La cordillera occidental
Sin embargo al otro lado del Cauca el dizque paisa hace cosas de esas por las que se quejan los paisas de verdad cuando vienen aquí. Tiran el menú en el restaurante y no preguntan qué quiere uno. Se demoran una eternidad en atender y servir. Cierran la tienda de licores a la una de la madrugada, cuando la gente que va a tomar océanos de alcohol apenas está comenzando a comprarlo. Y lo más impresionante, lo que mejor me demostró que no estaba donde creía estar: no me quisieron vender algo.
A punto de coger el bus de regreso a Medellín en el Terminal de Santafé, estuve buscando unas arepas de bola. Me encantan las arepas de bola, tan quemaditas por fuera, tan cruditas por dentro. Sal y mantequilla para desayunar. Me iba a llevar unas veinte o quince, que en realidad son muy pocas y me acerqué a un puesto de chicharrón y chorizos.
Arepas de bola y fritanga
—¿Cuánto cuesta la arepa?
—Doscientos.
—Deme quince.
—Un momento.
La vieja se fue un rato.
—No le puedo vender las arepas.
—¿Cómo? ¿No puede?
—Es que son para darlas con el chorizo o con el chicharrón.
—Le voy a comprar quince arepas. No me haga rebaja ni me dé ñapa.
Pude haberle sugerido que me cobrara más.
—Pero no puedo vendérselas porque son para el chorizo.

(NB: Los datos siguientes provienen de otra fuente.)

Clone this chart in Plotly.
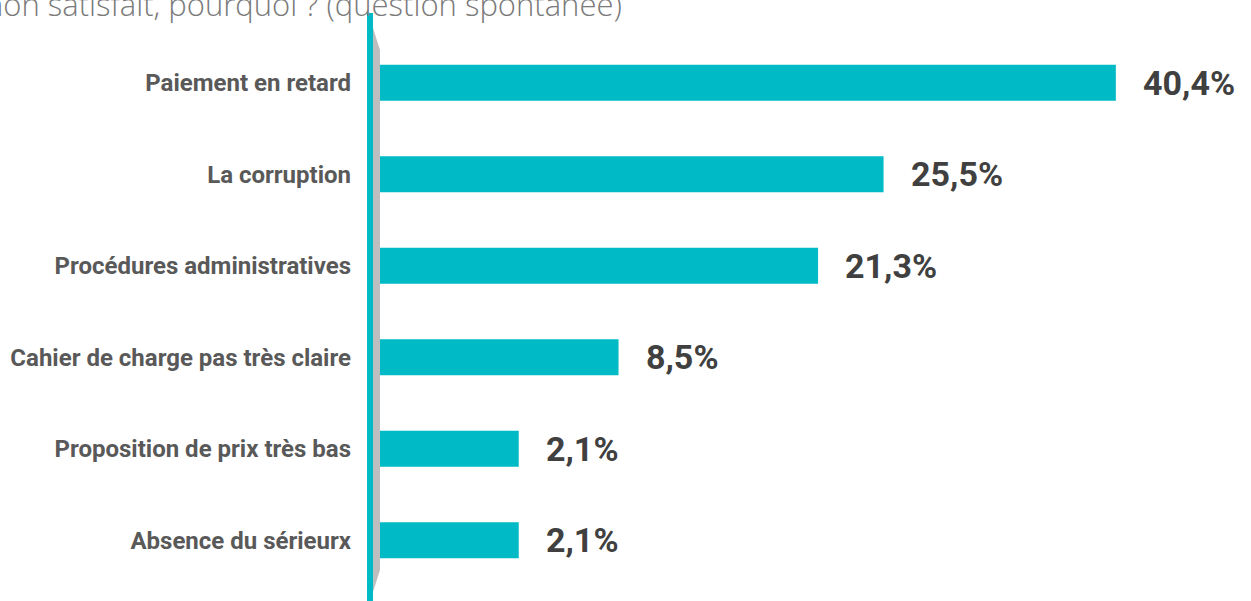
import plotly.graph_objects as go

categories = ["Paiement en retard", "La corruption", "Procédures administratives",
              "Cahier de charge pas très claire", "Proposition de prix très bas",
              "Absence du sérieurx"]
values = [40.4, 25.5, 21.3, 8.5, 2.1, 2.1]
value_labels = ["40,4%", "25,5%", "21,3%", "8,5%", "2,1%", "2,1%"]
title_text = "Si non satisfait, pourquoi ? (question spontanée)"

W, H = 1251, 601
ML, MR, MT, MB = 380, 0, 37, 15
PW, PH = W - ML - MR, H - MT - MB
BASE = -6.8
PX_PER_UNIT = 15.59
XMAX = BASE + PW / PX_PER_UNIT

def px(x):  # pixel -> paper
    return (x - ML) / PW

def py(y):  # pixel -> paper
    return (H - MB - y) / PH

CYAN = "#00BAC6"

fig = go.Figure()
fig.add_trace(go.Bar(
    y=categories,
    x=[v - BASE for v in values],
    base=BASE,
    orientation="h",
    marker=dict(color=CYAN, line=dict(width=0)),
    width=0.394,
    hoverinfo="skip",
))

annotations = []
for c, v, lab in zip(categories, values, value_labels):
    annotations.append(dict(
        x=v, y=c, xref="x", yref="y", text=lab, showarrow=False,
        xanchor="left", yanchor="middle", xshift=25,
        font=dict(family="Roboto", size=34, color="#404040", weight="bold"),
    ))
annotations.append(dict(
    x=px(624), y=py(27.5), xref="paper", yref="paper", text=title_text,
    showarrow=False, xanchor="right", yanchor="bottom",
    font=dict(family="Open Sans", size=31, color="#7a7a7a", weight=300),
))

shapes = [
    dict(type="path", xref="paper", yref="paper",
         path=f"M {px(373)},{py(28)} L {px(380)},{py(50)} L {px(380)},{py(570)} L {px(373)},{py(592)} Z",
         fillcolor="#BDBEC0", line=dict(width=0), layer="above"),
    dict(type="rect", xref="paper", yref="paper",
         x0=px(367), x1=px(373), y0=py(601), y1=py(13),
         fillcolor=CYAN, line=dict(width=0), layer="above"),
]

fig.update_layout(
    width=W, height=H,
    margin=dict(l=ML, r=MR, t=MT, b=MB, pad=0),
    paper_bgcolor="white", plot_bgcolor="white",
    showlegend=False,
    xaxis=dict(range=[BASE, XMAX], visible=False, showgrid=False, zeroline=False),
    yaxis=dict(categoryorder="array", categoryarray=categories, autorange="reversed",
               showgrid=False, zeroline=False, showline=False, ticks="",
               ticklabelstandoff=28,
               tickfont=dict(family="Roboto", size=24, color="#595959", weight="bold")),
    annotations=annotations,
    shapes=shapes,
)

fig.write_html(
    "out.html",
    config={"displayModeBar": False},
    post_script="document.body.style.margin='0';document.body.style.overflow='hidden';",
)
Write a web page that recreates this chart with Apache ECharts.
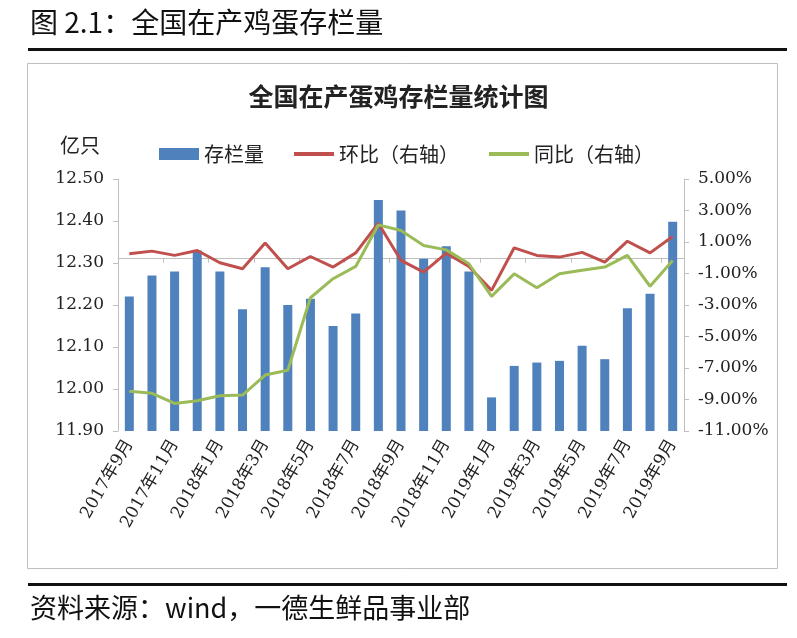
<!DOCTYPE html>
<html>
<head>
<meta charset="utf-8">
<script src="https://cdn.jsdelivr.net/npm/echarts@6/dist/echarts.min.js"></script>
<style>html,body{margin:0;padding:0;background:#fff;}#c{width:797px;height:638px;}</style>
</head>
<body>
<div id="c"></div>
<script>
const categories = ['2017年9月','2017年10月','2017年11月','2017年12月','2018年1月','2018年2月','2018年3月','2018年4月','2018年5月','2018年6月','2018年7月','2018年8月','2018年9月','2018年10月','2018年11月','2018年12月','2019年1月','2019年2月','2019年3月','2019年4月','2019年5月','2019年6月','2019年7月','2019年8月','2019年9月'];
const stock = [12.22,12.27,12.28,12.33,12.28,12.19,12.29,12.20,12.215,12.15,12.18,12.45,12.425,12.31,12.34,12.28,11.98,12.055,12.063,12.067,12.103,12.071,12.192,12.227,12.398];
const mom = [0.25,0.42,0.15,0.46,-0.32,-0.70,0.93,-0.70,0.08,-0.59,0.31,2.19,-0.17,-0.91,0.29,-0.55,-2.07,0.63,0.15,0.04,0.34,-0.28,1.05,0.31,1.35];
const yoy = [-8.47,-8.61,-9.25,-9.08,-8.76,-8.72,-7.45,-7.14,-2.54,-1.33,-0.55,2.09,1.73,0.78,0.50,-0.38,-2.45,-1.02,-1.90,-1.02,-0.80,-0.59,0.15,-1.81,-0.17];
const leftTicks = [11.9,12.0,12.1,12.2,12.3,12.4,12.5];
const rightTicks = [-11,-9,-7,-5,-3,-1,1,3,5];

const chart = echarts.init(document.getElementById('c'));
const serif = 'DejaVu Serif, Liberation Serif, Noto Sans CJK SC';
const cjk = 'Noto Sans CJK SC';
chart.setOption({
  animation: false,
  backgroundColor: '#fff',
  title: {
    text: '全国在产蛋鸡存栏量统计图',
    left: 'center', top: 79,
    textStyle: {fontSize: 25, fontWeight: 'bold', color: '#222', fontFamily: cjk}
  },
  graphic: [
    {type:'text', left: 30, top: 8, style:{text:'图 2.1：全国在产鸡蛋存栏量', fontSize: 28, fontFamily: cjk, fill:'#111'}},
    {type:'rect', shape:{x:28, y:48, width:759, height:3}, style:{fill:'#111'}},
    {type:'rect', shape:{x:27.5, y:63.5, width:750, height:505}, style:{fill:'none', stroke:'#bfbfbf', lineWidth:1}, z:-1},
    {type:'rect', shape:{x:28, y:583, width:759, height:3}, style:{fill:'#111'}},
    {type:'text', left: 30, top: 594, style:{text:'资料来源：wind，一德生鲜品事业部', fontSize: 27, fontFamily: cjk, fill:'#111'}},
    {type:'text', x: 100, y: 145, style:{text:'亿只', fontSize: 20, fontFamily: cjk, fill:'#222', align:'right', verticalAlign:'middle'}}
  ],
  legend: {
    left: 154, top: 139,
    itemWidth: 40, itemHeight: 12, itemGap: 28,
    textStyle: {fontSize: 20, fontFamily: cjk, color: '#222'},
    data: [
      {name:'存栏量', icon:'rect'},
      {name:'环比（右轴）', itemStyle:{opacity:0}, lineStyle:{width:4}},
      {name:'同比（右轴）', itemStyle:{opacity:0}, lineStyle:{width:4}}
    ]
  },
  grid: {left: 118, right: 113, top: 179, bottom: 207},
  xAxis: {
    type: 'category',
    data: categories,
    boundaryGap: true,
    axisLine: {lineStyle: {color: '#bfbfbf', width: 1}},
    axisTick: {show: true, interval: 1, length: 5, lineStyle: {color: '#bfbfbf'}},
    axisLabel: {interval: 1, rotate: 60, fontSize: 17, fontFamily: serif, color: '#222', margin: 10}
  },
  yAxis: [
    {
      type: 'value', min: 11.9, max: 12.5,
      splitLine: {show: false},
      axisLine: {show: true, lineStyle: {color: '#bfbfbf'}},
      axisTick: {show: true, length: 5, customValues: leftTicks, lineStyle: {color: '#bfbfbf'}},
      axisLabel: {customValues: leftTicks, formatter: v => v.toFixed(2), fontSize: 17, fontFamily: serif, color: '#222', margin: 14}
    },
    {
      type: 'value', min: -11, max: 5, position: 'right',
      splitLine: {show: false},
      axisLine: {show: true, lineStyle: {color: '#bfbfbf'}},
      axisTick: {show: true, length: 5, customValues: rightTicks, lineStyle: {color: '#bfbfbf'}},
      axisLabel: {customValues: rightTicks, formatter: v => v.toFixed(2) + '%', fontSize: 17, fontFamily: serif, color: '#222', margin: 14}
    }
  ],
  series: [
    {name: '存栏量', type: 'bar', data: stock, barWidth: 9, itemStyle: {color: '#4F81BD'}, yAxisIndex: 0},
    {name: '环比（右轴）', type: 'line', data: mom, yAxisIndex: 1, symbol: 'none', lineStyle: {color: '#C0504D', width: 3}, itemStyle: {color: '#C0504D'}},
    {name: '同比（右轴）', type: 'line', data: yoy, yAxisIndex: 1, symbol: 'none', lineStyle: {color: '#9BBB59', width: 3}, itemStyle: {color: '#9BBB59'}}
  ]
});
</script>
</body>
</html>
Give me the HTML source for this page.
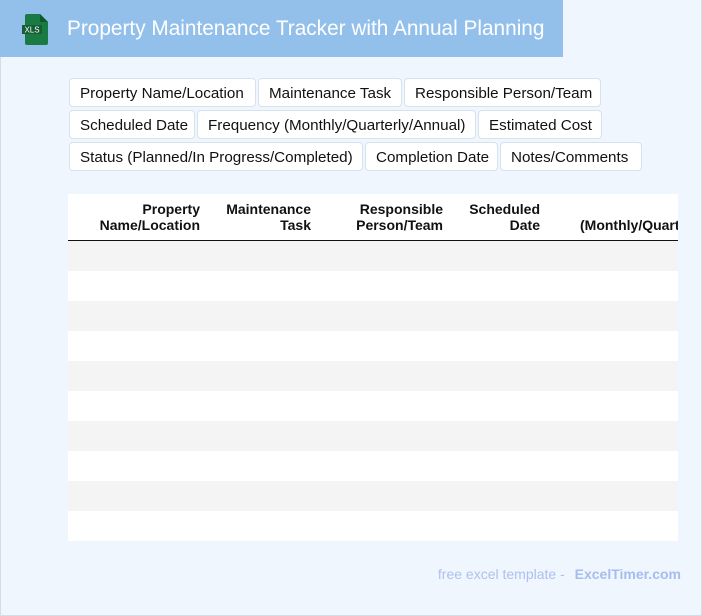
<!DOCTYPE html>
<html><head><meta charset="utf-8"><style>
*{margin:0;padding:0;box-sizing:border-box}
body{width:702px;height:616px;background:#f0f6fe;position:relative;overflow:hidden;font-family:"Liberation Sans",sans-serif}
.frame{position:absolute;left:0;top:0;width:702px;height:616px;border:1px solid #d4dce6;border-top:none}
.hdr{position:absolute;left:0;top:0;width:563px;height:57px;background:#93c0ea}
.title{position:absolute;left:67px;top:17px;color:#fff;font-size:20.8px;white-space:nowrap}
.chip{position:absolute;height:29px;background:#fff;border:1px solid #d6e2ee;border-radius:4px;font-size:15.2px;color:#111;line-height:29px;padding-left:10px;white-space:nowrap}
.tbl{position:absolute;left:68px;top:194px;width:610px;height:347px;background:#fff;overflow:hidden}
.th{position:absolute;top:7px;font-weight:bold;font-size:14px;line-height:16px;text-align:right;color:#111;white-space:nowrap}
.line{position:absolute;left:0;top:46px;width:610px;height:1px;background:#111}
.row{position:absolute;left:0;width:610px;height:30px}
.foot{position:absolute;right:21px;top:566px;font-size:14px;color:#adc1ee;white-space:nowrap}
.foot b{color:#a5bdee;margin-left:6px}
</style></head><body>
<div class="frame"></div>
<div class="hdr">
<svg style="position:absolute;left:22px;top:13px" width="28" height="32" viewBox="0 0 28 32"><path d="M5 1h13l8 8v21a2 2 0 0 1-2 2H5a2 2 0 0 1-2-2V3a2 2 0 0 1 2-2z" fill="#1a7a43"/><path d="M18 1v8h8z" fill="#0e5a30"/><rect x="0" y="12" width="20" height="9" fill="#135e33"/><text x="10" y="19.5" fill="#fff" font-size="8" font-family="Liberation Sans" text-anchor="middle">XLS</text></svg>
<div class="title">Property Maintenance Tracker with Annual Planning</div>
</div>
<div class="chip" style="left:69px;top:78px;width:187px">Property Name/Location</div>
<div class="chip" style="left:258px;top:78px;width:144px">Maintenance Task</div>
<div class="chip" style="left:404px;top:78px;width:197px">Responsible Person/Team</div>
<div class="chip" style="left:69px;top:110px;width:126px">Scheduled Date</div>
<div class="chip" style="left:197px;top:110px;width:279px">Frequency (Monthly/Quarterly/Annual)</div>
<div class="chip" style="left:478px;top:110px;width:124px">Estimated Cost</div>
<div class="chip" style="left:69px;top:142px;width:294px">Status (Planned/In Progress/Completed)</div>
<div class="chip" style="left:365px;top:142px;width:133px">Completion Date</div>
<div class="chip" style="left:500px;top:142px;width:142px">Notes/Comments</div>
<div class="tbl">
<div class="th" style="right:478px">Property<br>Name/Location</div>
<div class="th" style="right:367px">Maintenance<br>Task</div>
<div class="th" style="right:235px">Responsible<br>Person/Team</div>
<div class="th" style="right:138px">Scheduled<br>Date</div>
<div class="th" style="left:512px;text-align:left"><br>(Monthly/Quarterly/Annual)</div>
<div class="line"></div>
<div class="row" style="top:47px;background:#f4f4f4"></div>
<div class="row" style="top:107px;background:#f4f4f4"></div>
<div class="row" style="top:167px;background:#f4f4f4"></div>
<div class="row" style="top:227px;background:#f4f4f4"></div>
<div class="row" style="top:287px;background:#f4f4f4"></div>
</div>
<div class="foot">free excel template - <b>ExcelTimer.com</b></div>
</body></html>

Esto en rolo se dice «por eso le digo».
—¿Usted es paisa?
—Claro.
—No parece.
En realidad nadie en Santafé de Antioquia parece paisa. Será el calor, será la vegetación, será que son mestizos o mulatos y no blancos civilizados descendientes directos de los adelantados, será que es un pueblo de diez mil personas. Ya en serio, vistas así las cosas, me pregunto de dónde nació ese espíritu legendario si esta es la madre que los parió.